Musikalische Handwerkskunst

Peter Lamprecht ist ein Phänomen

Diese CD-Box mit allen Bach-Suiten

Man muss es genau lesen und verstehen: Nicht nur die Bach-Suiten, dieses zentrale Werk aller Cellisten in der Welt, wurden hier solistisch (Bass-Instrument ohne Begleitung) und in eigener Regie eingespielt, was ja bei Künstlern durchaus erwartet wird, aber auch die Instrumente wurden vom Interpreten selbst geschaffen, eine handwerkliche Meisterleistung: das Cello und die Viola da Gamba ganz und gar, das historische fünfsaitige Cello aus Ungarn (Suite VI) perfekt restauriert. Nicht genug: Die Tonaufnahmen wurden mit eigener Technik erstellt, realisiert und geschnitten, eine unglaubliche Arbeit (Toningenieur und Tonmeister in einer Person!), und schließlich auch noch Booklet und Box (letztere – zugegeben – als Fertigteil), die drei CDs umfasst.

Es ist kaum zu begreifen, wieviele verschiedene Begabungen hier ineinandergreifen und funktionieren müssen. Und am Ende ist es Musik, ein Dokument ganz großer Musik – von Johann Sebastian Bach.

Viele Jahre lang, als Peter Lamprecht noch Solocellist der Bergischen Symphoniker in Solingen war, sind wir hier mit barocken Programmen gemeinsam aufgetreten, ehe wir feststellten, dass wir praktisch am selben Tage des Jahres 1967 in der Kölner Musikhochschule Reifeprüfung gemacht haben. Während des Studiums sind wir uns – obwohl gleichaltrig – seltsamerweise nicht begegnet. Unter seinen Begabungen, die in den Jahren der Solinger Praxis hervortraten, ist eine noch nicht genannt: die pädagogische. Sein Sohn Christoph ist dank solider Ausbildung (zuhaus) ebenfalls ein renommierter Cellist und Kammermusiker geworden (hier).

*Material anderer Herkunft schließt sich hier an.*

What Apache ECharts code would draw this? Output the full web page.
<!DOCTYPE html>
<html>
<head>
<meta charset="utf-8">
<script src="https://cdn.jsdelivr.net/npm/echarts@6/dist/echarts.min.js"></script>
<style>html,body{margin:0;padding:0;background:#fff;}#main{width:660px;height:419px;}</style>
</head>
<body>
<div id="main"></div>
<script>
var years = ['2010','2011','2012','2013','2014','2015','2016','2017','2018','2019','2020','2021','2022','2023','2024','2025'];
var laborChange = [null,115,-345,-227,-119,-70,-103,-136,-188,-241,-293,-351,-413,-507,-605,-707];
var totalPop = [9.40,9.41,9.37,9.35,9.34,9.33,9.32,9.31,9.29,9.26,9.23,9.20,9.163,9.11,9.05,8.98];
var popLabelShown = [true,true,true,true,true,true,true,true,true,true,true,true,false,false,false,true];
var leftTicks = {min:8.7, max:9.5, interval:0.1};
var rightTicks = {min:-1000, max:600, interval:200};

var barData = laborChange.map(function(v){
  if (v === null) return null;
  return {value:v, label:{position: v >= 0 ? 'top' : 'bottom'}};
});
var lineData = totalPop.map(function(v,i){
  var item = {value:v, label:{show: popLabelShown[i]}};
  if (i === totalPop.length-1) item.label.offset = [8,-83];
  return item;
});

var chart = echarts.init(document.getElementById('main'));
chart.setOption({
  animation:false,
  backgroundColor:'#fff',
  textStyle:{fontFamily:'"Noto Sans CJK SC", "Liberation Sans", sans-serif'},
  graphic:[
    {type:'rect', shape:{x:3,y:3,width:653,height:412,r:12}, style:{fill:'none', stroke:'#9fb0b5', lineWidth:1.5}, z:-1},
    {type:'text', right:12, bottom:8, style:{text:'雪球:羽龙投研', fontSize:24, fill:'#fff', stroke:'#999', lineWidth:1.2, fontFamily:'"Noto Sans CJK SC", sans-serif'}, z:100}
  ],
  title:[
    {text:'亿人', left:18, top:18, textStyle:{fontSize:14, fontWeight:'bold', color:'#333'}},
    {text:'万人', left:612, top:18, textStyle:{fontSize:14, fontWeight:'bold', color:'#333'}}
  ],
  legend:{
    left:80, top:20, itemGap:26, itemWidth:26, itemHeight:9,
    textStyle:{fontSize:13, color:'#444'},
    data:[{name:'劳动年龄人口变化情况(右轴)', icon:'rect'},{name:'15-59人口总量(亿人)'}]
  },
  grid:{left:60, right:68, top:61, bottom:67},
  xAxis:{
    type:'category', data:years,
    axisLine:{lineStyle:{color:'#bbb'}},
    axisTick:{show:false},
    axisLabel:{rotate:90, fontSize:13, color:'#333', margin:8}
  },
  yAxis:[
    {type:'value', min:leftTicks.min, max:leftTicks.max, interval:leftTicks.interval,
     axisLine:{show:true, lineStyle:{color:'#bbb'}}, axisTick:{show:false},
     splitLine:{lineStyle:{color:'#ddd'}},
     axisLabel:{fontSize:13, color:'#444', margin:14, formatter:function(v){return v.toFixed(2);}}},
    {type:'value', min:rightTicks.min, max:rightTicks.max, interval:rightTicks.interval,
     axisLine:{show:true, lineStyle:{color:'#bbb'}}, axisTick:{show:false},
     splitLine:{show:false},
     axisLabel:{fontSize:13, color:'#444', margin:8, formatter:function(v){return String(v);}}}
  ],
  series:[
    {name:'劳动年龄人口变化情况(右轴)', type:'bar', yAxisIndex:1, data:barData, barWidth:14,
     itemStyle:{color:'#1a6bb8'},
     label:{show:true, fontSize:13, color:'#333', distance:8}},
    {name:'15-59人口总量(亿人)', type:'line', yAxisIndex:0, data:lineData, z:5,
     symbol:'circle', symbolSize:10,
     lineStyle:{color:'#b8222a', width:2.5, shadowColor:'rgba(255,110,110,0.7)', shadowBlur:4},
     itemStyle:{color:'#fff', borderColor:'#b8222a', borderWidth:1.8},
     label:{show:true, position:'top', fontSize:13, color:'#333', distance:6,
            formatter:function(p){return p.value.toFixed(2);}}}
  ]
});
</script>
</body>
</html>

Besonderen Dank schulde ich Peter Lamprecht, weil er meine kostbare afghanische Laute RUBAB, die vor ein paar Jahren durch einen Sturz vom Wohnzimmerschrank lädiert war, mit größter Sorgfalt restauriert hat: nun ruht sie dort auf dem schwarzen Eichenbrett, und kein Tag vergeht, an dem ich dort vorbeigehe, ohne dass ich an den Spieler des Instrumentes 1974 in Kabul  zurückdenke, Ustad Mohammad Omar, und zugleich an den liebevollen Rubab-Restaurator in Solingen, Peter Lamprecht.

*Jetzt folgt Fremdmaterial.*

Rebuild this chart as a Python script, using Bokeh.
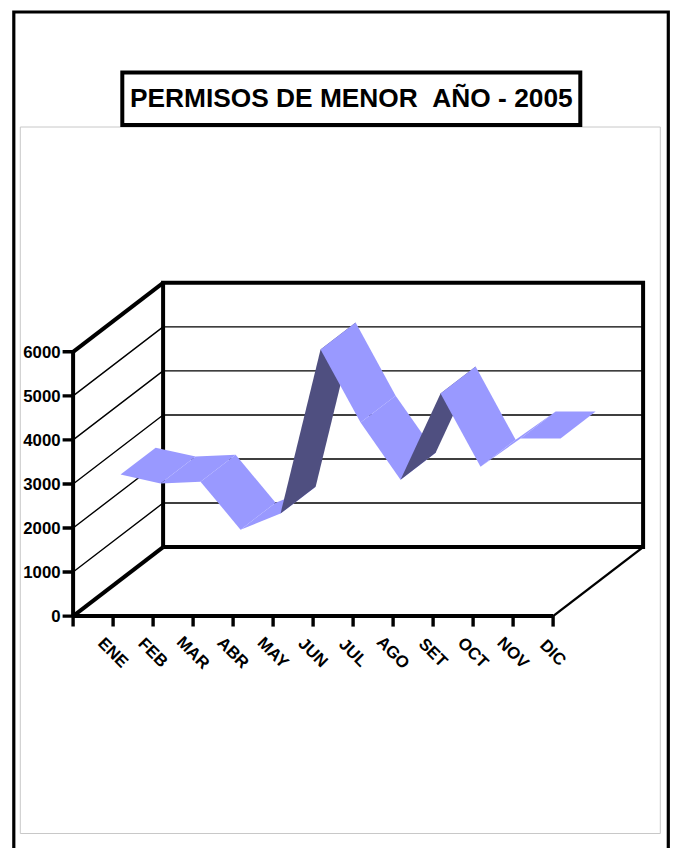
from bokeh.plotting import figure
from bokeh.embed import file_html
from bokeh.resources import INLINE
from bokeh.core.properties import value
from bokeh.models import Range1d

months = ["ENE", "FEB", "MAR", "ABR", "MAY", "JUN", "JUL", "AGO", "SET", "OCT", "NOV", "DIC"]
permisos = [2735, 2535, 2575, 1485, 1850, 5575, 3915, 2620, 4575, 2915, 3555, 3555]
y_ticks = [0, 1000, 2000, 3000, 4000, 5000, 6000]
title = "PERMISOS DE MENOR\u00a0\u00a0AÑO - 2005"

W, H = 677, 848
X0, Y0 = 73.3, 615.6        # screen position of the origin
PX_CAT = 40.0               # pixels per category
PX_VAL = 0.04405            # pixels per unit of value
DX, DY = 90.0 / PX_CAT, 69.0 / PX_VAL   # depth of the box in data units
D1, D2 = 0.305, 0.695       # ribbon's span across the depth

def sx(px):
    return (px - X0) / PX_CAT

def sy(py):
    return (Y0 - py) / PX_VAL

p = figure(width=W, height=H, output_backend="svg", toolbar_location=None,
           x_axis_type=None, y_axis_type=None, min_border=0,
           x_range=Range1d(sx(0.7), sx(W + 0.7)), y_range=Range1d(sy(H), sy(0)),
           outline_line_color=None, background_fill_color="white")
p.margin = (0, 0, 0, 0)
p.grid.visible = False

n = len(months)
ymax = y_ticks[-1]

# page frames
p.line([sx(14), sx(14), sx(668.5), sx(668.5)], [sy(H), sy(11.5), sy(11.5), sy(H)],
       line_color="black", line_width=3.2, line_join="miter")
p.line([sx(20.5), sx(660.5), sx(660.5), sx(20.5), sx(20.5)],
       [sy(126.5), sy(126.5), sy(833), sy(833), sy(126.5)],
       line_color="#c8c8c8", line_width=1)
p.quad(left=[sx(122.5)], right=[sx(580.5)], top=[sy(72)], bottom=[sy(124.5)],
       fill_color="white", line_color="black", line_width=4, line_join="miter")
p.text([sx(351.5)], [sy(97.4)], text=[title], text_font=value("Liberation Sans"),
       text_font_style="bold", text_font_size="26.3px", text_align="center",
       text_baseline="middle", text_color="black")

# thin gridlines: side wall and back wall
for t in y_ticks[1:-1]:
    p.line([0, DX, DX + n], [t, t + DY, t + DY], line_color="black", line_width=1.4)

# heavy box edges
p.line([n, n + DX], [0, DY], line_color="black", line_width=2.4)
p.line([0, DX], [0, DY], line_color="black", line_width=4)
p.line([0, DX], [ymax, ymax + DY], line_color="black", line_width=4)
p.line([DX, DX + n, DX + n, DX, DX], [DY, DY, DY + ymax, DY + ymax, DY],
       line_color="black", line_width=4, line_join="miter")
p.line([0, 0], [ymax, 0], line_color="black", line_width=4)
p.line([0, n], [0, 0], line_color="black", line_width=4)

# axis ticks
p.segment(x0=list(range(n + 1)), x1=list(range(n + 1)), y0=[0] * (n + 1),
          y1=[-10.5 / PX_VAL] * (n + 1), line_color="black", line_width=3.4)
p.segment(x0=[-10.5 / PX_CAT] * len(y_ticks), x1=[0] * len(y_ticks), y0=y_ticks, y1=y_ticks,
          line_color="black", line_width=3.4)

# ribbon
for i in range(n - 1):
    xa, xb = i + 0.5, i + 1.5
    va, vb = permisos[i], permisos[i + 1]
    xs = [xa + D1 * DX, xb + D1 * DX, xb + D2 * DX, xa + D2 * DX]
    ys = [va + D1 * DY, vb + D1 * DY, vb + D2 * DY, va + D2 * DY]
    slope_px = (vb - va) * PX_VAL / PX_CAT
    depth_slope = DY * PX_VAL / (DX * PX_CAT)
    color = "#4f4f80" if slope_px > depth_slope else "#9999ff"
    p.patch(xs, ys, fill_color=color, line_color=None)

# tick labels
p.text([-12.5 / PX_CAT] * len(y_ticks), y_ticks, text=[str(t) for t in y_ticks],
       text_font=value("Liberation Sans"), text_font_style="bold", text_font_size="16.8px",
       text_align="right", text_baseline="middle", text_color="black")
p.text([i + 1 for i in range(n)], [-36.5 / PX_VAL] * n, text=months, angle=-45, angle_units="deg",
       text_font=value("Liberation Sans"), text_font_style="bold", text_font_size="16.8px",
       text_align="center", text_baseline="middle", text_color="black")

open("out.html", "w").write(file_html(p, INLINE))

Mohammad Omar 1974 (Foto JR)

Und da die heutige Präsenz des Internets es erlaubt, in jene Zeit zurückzukehren und dies gar im Zeichen des alten afghanischen Instrumentes, das nun wiederum mich und den außergewöhnlich vielseitigen Solinger Künstler auf besondere Weise verbindet, uns beide aber, ob wir es wissen oder nicht, auch mit jenem bedeutenden Musiker, den ich damals im fernen Kabul kennenlernen, hören und aufnehmen durfte: nicht ahnend, dass eine solche Zeit der freien Musik dort nie mehr wiederkehren würde… darum steht jener am Ende dieses Artikels – zu Ehren eines Solinger Interpreten.

Matthäuspassion in der Kritik

Das Musterbeispiel

… einer schlechten Rezension. Unbegreiflich eigentlich, dass dergleichen in einer großen Tageszeitung durchgeht. Da wird der Eindruck erweckt, es gehe um eine Neuaufnahme, nämlich die im Mittelpunkt abgebildete, in Wirklichkeit gilt ihr nur ein Bruchteil des Textes. Am meisten ist von Gillesberger die Rede, der nun wirklich einem glücklich überwundenen Zeitalter der Bach-Interpretation angehört.

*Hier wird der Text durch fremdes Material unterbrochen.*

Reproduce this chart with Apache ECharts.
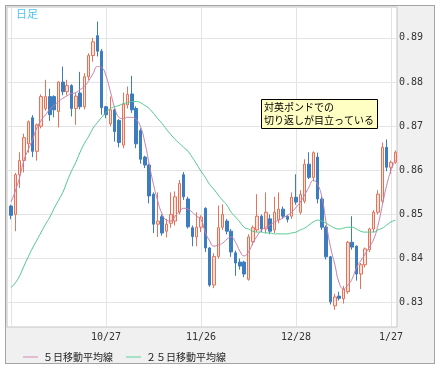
<!DOCTYPE html>
<html>
<head>
<meta charset="utf-8">
<script src="https://cdn.jsdelivr.net/npm/echarts@6/dist/echarts.min.js"></script>
<style>
html,body{margin:0;padding:0;background:#fff;}
#wrap{position:relative;width:446px;height:374px;}
#frame{position:absolute;left:4.5px;top:4.5px;width:428px;height:357px;background:#f0f0f0;border:1.5px solid #a3a3a3;}
#chart{position:absolute;left:0;top:0;width:446px;height:374px;}
</style>
</head>
<body>
<div id="wrap"><div id="frame"></div><div id="chart"></div></div>
<script>
const dates = ["9/25","9/28","9/29","9/30","10/1","10/2","10/5","10/6","10/7","10/8","10/9","10/12","10/13","10/14","10/15","10/16","10/19","10/20","10/21","10/22","10/23","10/26","10/27","10/28","10/29","10/30","11/2","11/3","11/4","11/5","11/6","11/9","11/10","11/11","11/12","11/13","11/16","11/17","11/18","11/19","11/20","11/23","11/24","11/25","11/26","11/27","11/30","12/1","12/2","12/3","12/4","12/7","12/8","12/9","12/10","12/11","12/14","12/15","12/16","12/17","12/18","12/21","12/22","12/23","12/24","12/25","12/28","12/29","12/30","12/31","1/1","1/4","1/5","1/6","1/7","1/8","1/11","1/12","1/13","1/14","1/15","1/18","1/19","1/20","1/21","1/22","1/25","1/26","1/27","1/28"];
const gridDates = ["9/25","10/27","11/26","12/28","1/27"];
const labelDates = ["10/27","11/26","12/28","1/27"];
const yTicks = [0.83,0.84,0.85,0.86,0.87,0.88,0.89];

const open = [0.8519,0.8500,0.8590,0.8622,0.8660,0.8719,0.8643,0.8700,0.8740,0.8767,
0.8767,0.8733,0.8800,0.8778,0.8792,0.8740,0.8775,0.8744,0.8812,0.8860,
0.8905,0.8870,0.8744,0.8705,0.8737,0.8713,0.8657,0.8748,0.8773,0.8740,
0.8690,0.8630,0.8612,0.8546,0.8478,0.8495,0.8462,0.8480,0.8485,0.8505,
0.8590,0.8535,0.8470,0.8449,0.8471,0.8514,0.8424,0.8340,0.8405,0.8471,
0.8485,0.8462,0.8413,0.8392,0.8392,0.8353,0.8438,0.8465,0.8496,0.8467,
0.8490,0.8465,0.8488,0.8512,0.8496,0.8496,0.8539,0.8505,0.8530,0.8614,
0.8584,0.8630,0.8535,0.8471,0.8404,0.8293,0.8315,0.8309,0.8325,0.8437,
0.8428,0.8365,0.8386,0.8420,0.8467,0.8505,0.8530,0.8652,0.8607,0.8618];
const close = [0.8498,0.8590,0.8622,0.8674,0.8710,0.8643,0.8703,0.8767,0.8767,0.8726,
0.8737,0.8800,0.8778,0.8792,0.8740,0.8768,0.8744,0.8812,0.8860,0.8891,
0.8870,0.8742,0.8726,0.8737,0.8688,0.8663,0.8750,0.8772,0.8737,0.8660,
0.8625,0.8612,0.8542,0.8478,0.8485,0.8458,0.8478,0.8500,0.8540,0.8570,
0.8540,0.8472,0.8450,0.8471,0.8494,0.8424,0.8340,0.8405,0.8470,0.8500,
0.8462,0.8415,0.8390,0.8383,0.8365,0.8449,0.8470,0.8496,0.8467,0.8505,
0.8462,0.8505,0.8512,0.8496,0.8489,0.8539,0.8528,0.8545,0.8614,0.8584,
0.8640,0.8535,0.8471,0.8404,0.8302,0.8313,0.8310,0.8331,0.8437,0.8426,
0.8365,0.8386,0.8422,0.8467,0.8505,0.8546,0.8652,0.8607,0.8618,0.8641];
const low = [0.8489,0.8462,0.8560,0.8595,0.8640,0.8630,0.8622,0.8695,0.8735,0.8712,
0.8720,0.8697,0.8770,0.8770,0.8722,0.8703,0.8738,0.8738,0.8805,0.8846,
0.8858,0.8726,0.8718,0.8700,0.8665,0.8652,0.8650,0.8740,0.8730,0.8650,
0.8615,0.8605,0.8525,0.8458,0.8449,0.8452,0.8448,0.8470,0.8475,0.8500,
0.8533,0.8468,0.8428,0.8428,0.8460,0.8415,0.8336,0.8333,0.8400,0.8465,
0.8455,0.8404,0.8361,0.8375,0.8358,0.8350,0.8430,0.8460,0.8460,0.8458,
0.8455,0.8458,0.8480,0.8490,0.8482,0.8490,0.8522,0.8500,0.8525,0.8580,
0.8575,0.8525,0.8465,0.8398,0.8296,0.8284,0.8305,0.8298,0.8320,0.8420,
0.8350,0.8331,0.8380,0.8415,0.8460,0.8500,0.8525,0.8598,0.8592,0.8615];
const high = [0.8522,0.8594,0.8641,0.8683,0.8713,0.8725,0.8706,0.8772,0.8805,0.8785,
0.8770,0.8802,0.8835,0.8805,0.8795,0.8775,0.8823,0.8820,0.8865,0.8900,
0.8937,0.8875,0.8746,0.8767,0.8740,0.8716,0.8776,0.8790,0.8814,0.8745,
0.8695,0.8633,0.8615,0.8550,0.8550,0.8500,0.8490,0.8550,0.8552,0.8578,
0.8596,0.8540,0.8475,0.8505,0.8498,0.8516,0.8426,0.8412,0.8520,0.8523,
0.8490,0.8467,0.8418,0.8400,0.8395,0.8455,0.8475,0.8546,0.8500,0.8550,
0.8500,0.8540,0.8550,0.8518,0.8498,0.8550,0.8591,0.8555,0.8625,0.8641,
0.8643,0.8640,0.8540,0.8475,0.8406,0.8320,0.8325,0.8338,0.8440,0.8496,
0.8430,0.8390,0.8425,0.8470,0.8510,0.8555,0.8663,0.8670,0.8622,0.8645];
const ma5 = [0.8528,0.8553,0.8584,0.8623,0.8647,0.8670,0.8697,0.8713,0.8726,0.8738,
0.8747,0.8756,0.8763,0.8769,0.8774,0.8776,0.8783,0.8790,0.8803,0.8819,
0.8835,0.8833,0.8814,0.8779,0.8742,0.8720,0.8717,0.8720,0.8720,0.8715,
0.8699,0.8663,0.8614,0.8568,0.8530,0.8501,0.8487,0.8485,0.8496,0.8507,
0.8514,0.8512,0.8505,0.8496,0.8489,0.8460,0.8440,0.8428,0.8431,0.8435,
0.8444,0.8449,0.8437,0.8417,0.8406,0.8415,0.8435,0.8451,0.8465,0.8471,
0.8476,0.8483,0.8487,0.8492,0.8498,0.8505,0.8516,0.8528,0.8544,0.8562,
0.8577,0.8568,0.8539,0.8480,0.8426,0.8386,0.8345,0.8331,0.8340,0.8354,
0.8379,0.8395,0.8410,0.8426,0.8444,0.8476,0.8521,0.8566,0.8600,0.8623];
const ma25 = [0.8334,0.8345,0.8361,0.8383,0.8404,0.8424,0.8442,0.8460,0.8478,0.8494,
0.8514,0.8532,0.8550,0.8575,0.8598,0.8618,0.8641,0.8661,0.8677,0.8695,
0.8708,0.8720,0.8731,0.8740,0.8744,0.8747,0.8751,0.8753,0.8756,0.8756,
0.8753,0.8747,0.8740,0.8729,0.8717,0.8706,0.8693,0.8681,0.8670,0.8661,
0.8652,0.8643,0.8629,0.8614,0.8598,0.8584,0.8568,0.8557,0.8544,0.8532,
0.8521,0.8505,0.8494,0.8483,0.8471,0.8467,0.8462,0.8460,0.8460,0.8458,
0.8458,0.8456,0.8456,0.8456,0.8456,0.8458,0.8460,0.8465,0.8469,0.8476,
0.8483,0.8487,0.8485,0.8480,0.8474,0.8469,0.8467,0.8469,0.8471,0.8471,
0.8467,0.8462,0.8460,0.8460,0.8460,0.8465,0.8469,0.8476,0.8483,0.8487];

const candleData = dates.map((d, i) => [i, open[i], close[i], low[i], high[i]]);
const ma5Data = dates.map((d, i) => [i, ma5[i]]);
const ma25Data = dates.map((d, i) => [i, ma25[i]]);
const gridIdx = gridDates.map(d => dates.indexOf(d));
const labelIdx = labelDates.map(d => dates.indexOf(d));

const chart = echarts.init(document.getElementById('chart'), null, {renderer: 'canvas'});
const monoFont = '"DejaVu Sans Mono", monospace';
const jpFont = '"Noto Sans CJK JP", sans-serif';

chart.setOption({
  backgroundColor: 'transparent',
  animation: false,
  grid: {left: 7, top: 7, width: 390, height: 320, show: true, backgroundColor: '#ffffff', borderColor: '#c4c4c4', borderWidth: 1},
  xAxis: {
    type: 'value', min: -0.926, max: 89.39,
    axisLine: {show: false},
    axisTick: {show: false, customValues: gridIdx},
    splitLine: {show: true, lineStyle: {color: '#e4e4e4', width: 1}},
    axisLabel: {
      customValues: labelIdx, margin: 5,
      fontFamily: monoFont, fontSize: 10, color: '#333',
      formatter: function (v) { return dates[Math.round(v)]; }
    }
  },
  yAxis: {
    type: 'value', position: 'right', min: 0.8245, max: 0.897,
    axisLine: {show: false},
    axisTick: {show: false, customValues: yTicks},
    splitLine: {show: true, lineStyle: {color: '#e4e4e4', width: 1}},
    axisLabel: {
      customValues: yTicks, margin: 2,
      fontFamily: monoFont, fontSize: 10, color: '#333',
      formatter: function (v) { return v.toFixed(2); }
    }
  },
  legend: {
    left: 18, top: 347, itemWidth: 15, itemHeight: 1, itemGap: 13, icon: 'rect',
    textStyle: {fontFamily: jpFont, fontSize: 10, color: '#222'},
    data: ['５日移動平均線', '２５日移動平均線']
  },
  graphic: [
    {type: 'text', left: 16, top: 8, style: {text: '日足', font: '11px "Noto Sans CJK JP"', fill: '#4cc4f2'}},
    {type: 'rect', shape: {x: 261.5, y: 99.5, width: 116, height: 29}, style: {fill: '#ffffc4', stroke: '#000', lineWidth: 1}, z: 100},
    {type: 'text', x: 264, y: 101, style: {text: '対英ポンドでの\n切り返しが目立っている', font: '10px "Noto Sans CJK JP"', fill: '#000', lineHeight: 13}, z: 101}
  ],
  series: [
    {
      type: 'candlestick', name: '日足', data: candleData, barWidth: 3,
      itemStyle: {color: '#fbe0d6', color0: '#3b7dbf', borderColor: '#e4735a', borderColor0: '#3b7dbf', borderWidth: 1},
      z: 2
    },
    {
      type: 'line', name: '５日移動平均線', data: ma5Data, smooth: true, symbol: 'none',
      color: '#d08ab4', lineStyle: {width: 1, color: '#c580ad'}, z: 3
    },
    {
      type: 'line', name: '２５日移動平均線', data: ma25Data, smooth: true, symbol: 'none',
      color: '#5ad49a', lineStyle: {width: 1, color: '#4ec98c'}, z: 3
    }
  ]
});
</script>
</body>
</html>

Was hat die Zeit der frühen Wiederentdeckung Bachs, die ganze historische Ahnungslosigkeit jener Wendezeit (Respekt für Zelter, Goethe und andere große Geister!) mit der heutigen Zeit der Gesamtfassungen zu tun? Steht etwa Hans Gillesberger für die alte unbefangene Zeit der großen Gefühle und der kurzen Geduld? Und gibt es tatsächlich kein anderes diskutables Aufführungsereignis der vergangenen 60 Jahre als John Neumeyers Ballettfassung? Nichts von Ton Koopmann, J.E.Gardiner, René Jacobs, Peter Dijkstra? Und wenn man neue Interpretationen prinzipiell pars pro toto behandeln will, – warum diese dumme Rede von der angeblich „schwarzen Pädagogik“ des Bass-Rezitativs, das sich auf Bibelworte bezieht? Samt der anschließenden Gamben- Arie, wobei suggeriert wird, dass diese irgendwo auch mal von einem Knaben oder Kind gesungen worden sein könnte. Da wird in kryptischen Anspielungen eine nicht vorhandene Kennerschaft vorgespiegelt. Es ist ein Bass, und muss so sein.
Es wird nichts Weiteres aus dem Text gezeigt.